FDA granted 99% of applications for access to unapproved drugs in FY 2016

The Food and Drug Administration approved more than 99 percent of expanded access requests in 2016, reports Regulatory Focus.

Here are six things to know.

1. The FDA's expanded access program allows patients with serious of life-threatening illnesses to use drugs not yet approved by the agency. Physicians file paperwork with the FDA to request access to an experimental drug for a specific patient or group of patients, according to the report.

2. The agency's Center for Drug Evaluation and Research and the Center for Biologics Evaluation and Research received 1,757 total expanded access requests during fiscal year 2016.

3. CDER received 1,554 of those requests and approved 99.4 percent. CBER received the remaining 203 requests and granted 96.6 percent.

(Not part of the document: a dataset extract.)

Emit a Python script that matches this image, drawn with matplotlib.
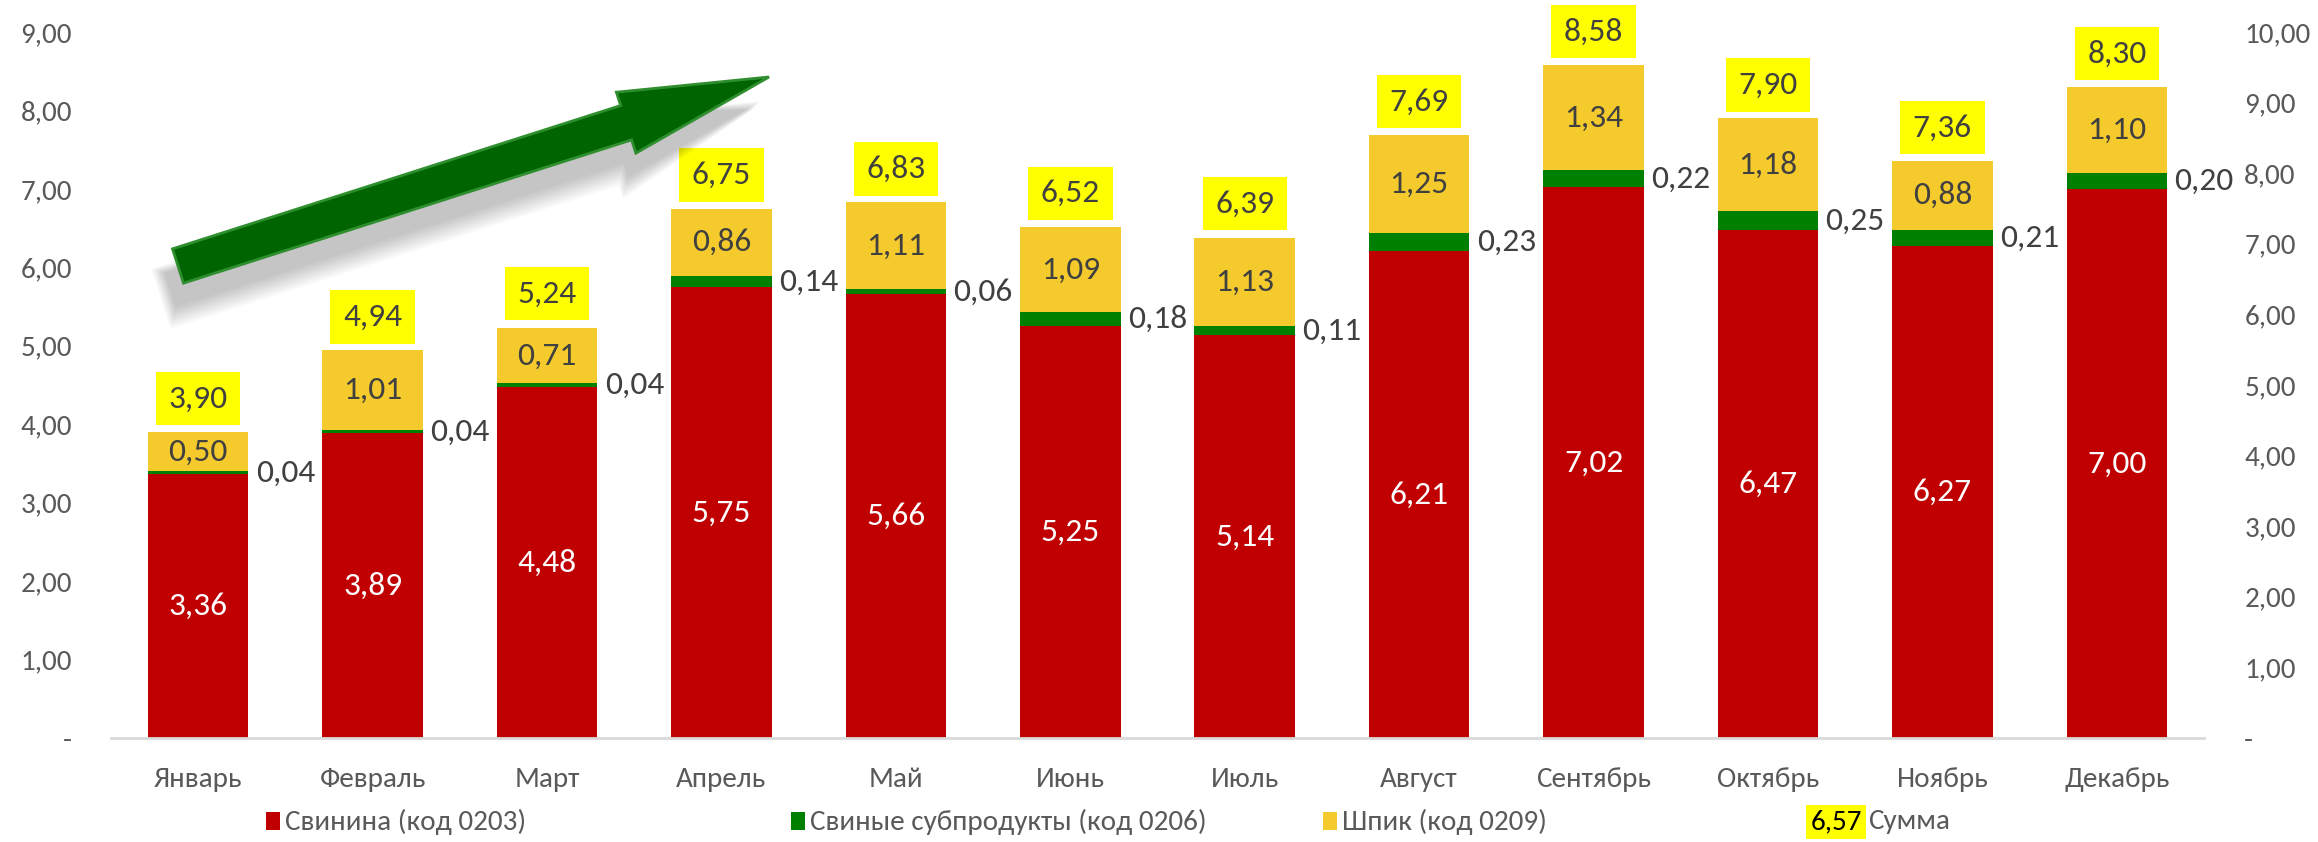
import numpy as np
import matplotlib.pyplot as plt
from matplotlib import font_manager
from matplotlib.patches import Rectangle, FancyArrow
from matplotlib.transforms import Affine2D

months = ['Январь', 'Февраль', 'Март', 'Апрель', 'Май', 'Июнь',
          'Июль', 'Август', 'Сентябрь', 'Октябрь', 'Ноябрь', 'Декабрь']
pork = [3.36, 3.89, 4.48, 5.75, 5.66, 5.25, 5.14, 6.21, 7.02, 6.47, 6.27, 7.00]
offal = [0.04, 0.04, 0.04, 0.14, 0.06, 0.18, 0.11, 0.23, 0.22, 0.25, 0.21, 0.20]
fat = [0.50, 1.01, 0.71, 0.86, 1.11, 1.09, 1.13, 1.25, 1.34, 1.18, 0.88, 1.10]
total = [3.90, 4.94, 5.24, 6.75, 6.83, 6.52, 6.39, 7.69, 8.58, 7.90, 7.36, 8.30]
series_names = ['Свинина (код 0203)', 'Свиные субпродукты (код 0206)', 'Шпик (код 0209)', 'Сумма']

# Calibri-like font if available
names = {f.name for f in font_manager.fontManager.ttflist}
fam = 'Liberation Sans'
for cand in ['Carlito', 'PT Sans Narrow', 'Roboto Condensed', 'Liberation Sans Narrow']:
    if cand in names:
        fam = cand
        break
plt.rcParams['font.family'] = [fam, 'DejaVu Sans']

RED, GREEN, YEL, SUMY = '#C00000', '#008000', '#F4CA2C', '#FFFF00'
TXT, TICK = '#404040', '#595959'

W, H, DPI = 2318, 842, 100
fig = plt.figure(figsize=(W / DPI, H / DPI), dpi=DPI)
ax = fig.add_axes([111 / W, 1 - 738 / H, (2204 - 111) / W, (738 - 32) / H])
ax2 = ax.twinx()

x = np.arange(len(months))
bw = 0.576
b1 = np.array(pork)
b2 = b1 + np.array(offal)
ax.bar(x, pork, bw, color=RED, edgecolor='none', zorder=2)
ax.bar(x, offal, bw, bottom=b1, color=GREEN, edgecolor='none', zorder=2)
ax.bar(x, fat, bw, bottom=b2, color=YEL, edgecolor='none', zorder=2)

ax.set_xlim(-0.5, len(months) - 0.5)
ax.set_ylim(0, 9)
ax2.set_ylim(0, 10)

def fmt(v):
    return '-' if v == 0 else f'{v:.2f}'.replace('.', ',')

ax.set_yticks(np.arange(0, 10))
ax.set_yticklabels([fmt(v) for v in np.arange(0, 10)])
ax2.set_yticks(np.arange(0, 11))
ax2.set_yticklabels([fmt(v) for v in np.arange(0, 11)])
ax.set_xticks(x)
ax.set_xticklabels(months)

TS = 21
for a in (ax, ax2):
    for s in a.spines.values():
        s.set_visible(False)
    a.tick_params(length=0, labelsize=TS, labelcolor=TICK)
ax.spines['bottom'].set_visible(True)
ax.spines['bottom'].set_color('#D9D9D9')
ax.spines['bottom'].set_linewidth(2)
ax.tick_params(axis='x', pad=21)
ax.tick_params(axis='y', pad=28)
ax2.tick_params(axis='y', pad=29)

LS = 24
for i in x:
    ax.text(i, pork[i] / 2, fmt(pork[i]), ha='center', va='center', color='white', fontsize=LS, zorder=3)
    ax.text(i, b2[i] + fat[i] / 2, fmt(fat[i]), ha='center', va='center', color=TXT, fontsize=LS, zorder=3)
    ax.text(i + 0.5, b1[i] + offal[i] / 2, fmt(offal[i]), ha='center', va='center', color=TXT, fontsize=LS, zorder=3)
    ax.annotate(fmt(total[i]), (i, total[i]), xytext=(0, 24), textcoords='offset points',
                ha='center', va='center', color=TXT, fontsize=LS, zorder=4,
                bbox=dict(boxstyle='square,pad=0.38', fc=SUMY, ec='none'))

# arrow (pixel coords from top-left)
px = Affine2D().scale(1 / DPI) + fig.dpi_scale_trans
tail = (178, 842 - 266)
tip = (769, 842 - 77)
dx, dy = tip[0] - tail[0], tip[1] - tail[1]
for k in range(10):
    sh = FancyArrow(tail[0] - 8 - k, tail[1] - 24 - k, dx, dy, width=36 + 3 * k, head_width=64 + 3 * k,
                    head_length=150, length_includes_head=True, transform=px,
                    fc='black', ec='none', alpha=0.025)
    fig.patches.append(sh)
arr = FancyArrow(tail[0], tail[1], dx, dy, width=36, head_width=64, head_length=150,
                 length_includes_head=True, transform=px, fc='#006400', ec='#2F8F2F', lw=2)
fig.patches.append(arr)

# legend
ly = 1 - 822 / H
items = [(266, RED), (791, GREEN), (1323, YEL)]
for (lx, c), name in zip(items, series_names[:3]):
    fig.patches.append(Rectangle((lx / W, ly - 8 / H), 14 / W, 18 / H, transform=fig.transFigure,
                                 fc=c, ec='none'))
    fig.text((lx + 19) / W, ly, name, ha='left', va='center', fontsize=TS, color=TICK)
fig.text(1836 / W, ly, '6,57', ha='center', va='center', fontsize=TS, color='black',
         bbox=dict(boxstyle='square,pad=0.15', fc=SUMY, ec='none'))
fig.text(1868 / W, ly, series_names[3], ha='left', va='center', fontsize=TS, color=TICK)

fig.savefig('out.png', dpi=DPI)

4. The FDA consistently approves a majority of the requests it receives, according to the report. In fiscal year 2015, the agency approved 99 percent of expanded access requests.

5. More than 30 states enacted right-to-try laws, which allow patients to get unapproved treatments directly from drugmakers, bypassing any involvement from the FDA, according to Regulatory Focus.

6. "Based on information available, it appears that pharmaceutical companies turn down considerably more applications from physicians than does the agency," Peter Lurie, FDA's associate commissioner for public health strategy and analysis said while testifying before a Senate committee in September. "For example, one company indicated that it had turned down 98 of 160 applications for a single drug in a six-month period."